Comme il arrive toujours au lendemain d’une semblable chute, l’esprit public est plus avide d’égalité que de liberté et plus porté vers le césarisme que vers le self-government. Le ministère laisse volontiers attaquer la légitimité des castes, sans trop réfléchir qu’une fiction détruite en entraîne une autre, et qu’après l’origine de la féodalité, c’est celle du trône que l’on discutera un jour. Peut-être eût-il été plus sage de relever, de vivifier cette aristocratie acceptée pendant des siècles, de conserver les liens qui cimentaient l’édifice social. Mais il est trop tard ; le souffle du scepticisme a dispersé à jamais les débris de la vieille constitution de Yéyas, violemment jetée à terre en 1867 ; l’aristocratie est morte, la bourgeoisie n’est pas née ; il ne reste en présence qu’un fonctionnarisme sans contrôle et sans assises, en face d’une plèbe sans direction et sans instincts politiques. Le pouvoir actuel restera-t-il toujours le maître de modérer et de diriger à son gré l’évolution démocratique qu’il a lui-même suscitée ? Aura-t-il le temps de voir sortir des rangs du peuple cette classe moyenne dont il escompte en ce moment l’assistance ? Cette éclosion ne sera-t-elle pas arrêtée par les discordes imminentes ? Verra-t-on s’accomplir ici une lente métamorphose, comme celle qui se poursuit en Russie, ou une révolution orageuse et désordonnée comme celle dont la France actuelle n’a pas encore liquidé l’héritage ? L’avenir le dira. En ce moment, l’édifice japonais ressemble à certain temple majestueux qu’on voyait, il y a quelques années, s’élever au milieu de Yeddo : la toiture démesurément lourde, reposait sur de minces colonnes de bois ; le monument avait toutes les apparences de la solidité, mais l’incendie, vint un jour à souffler sur ces fragiles appuis, et après s’être maintenu pendant quelque temps l’énorme masse tomba, d’un seul bloc, sur le sol qu’elle joncha de décombres. Puisse le Japon avoir le temps de substituer de fortes colonnes de pierre à ses piliers de bois !

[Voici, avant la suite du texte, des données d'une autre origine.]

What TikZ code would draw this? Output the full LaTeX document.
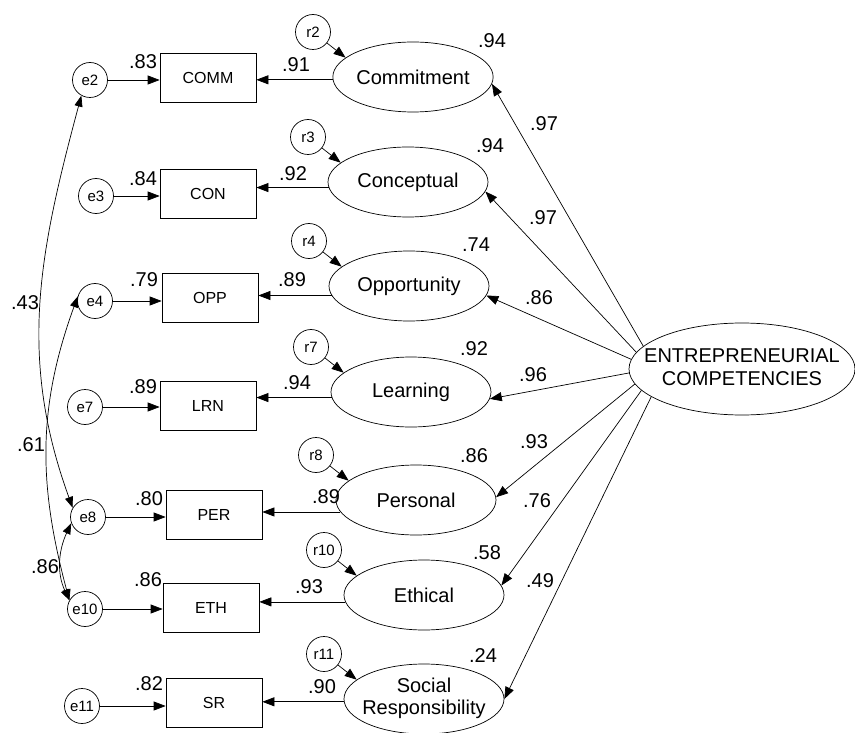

En résumé, le Japon est en face d’une tâche extraordinaire, au cours de laquelle il ne peut plus s’arrêter sous peine de décadence et de perturbation ; elle consiste dans le changement radical d’un régime politique, économique et industriel voisin ; du moyen âge contre les conditions de la vie moderne des peuples européens. Il possédait une civilisation propre, complète et même avancée à la façon orientale ; il a porté légèrement la pioche dans ce champ cultivé, comme on fait dans une terre en friche ; il doit maintenant achever son œuvre et planter après avoir arraché. Nous avons vu quels embarras et quels obstacles rencontre cette tentative surprenante, qui réclamerait un grand génie servi par des circonstances exceptionnelles.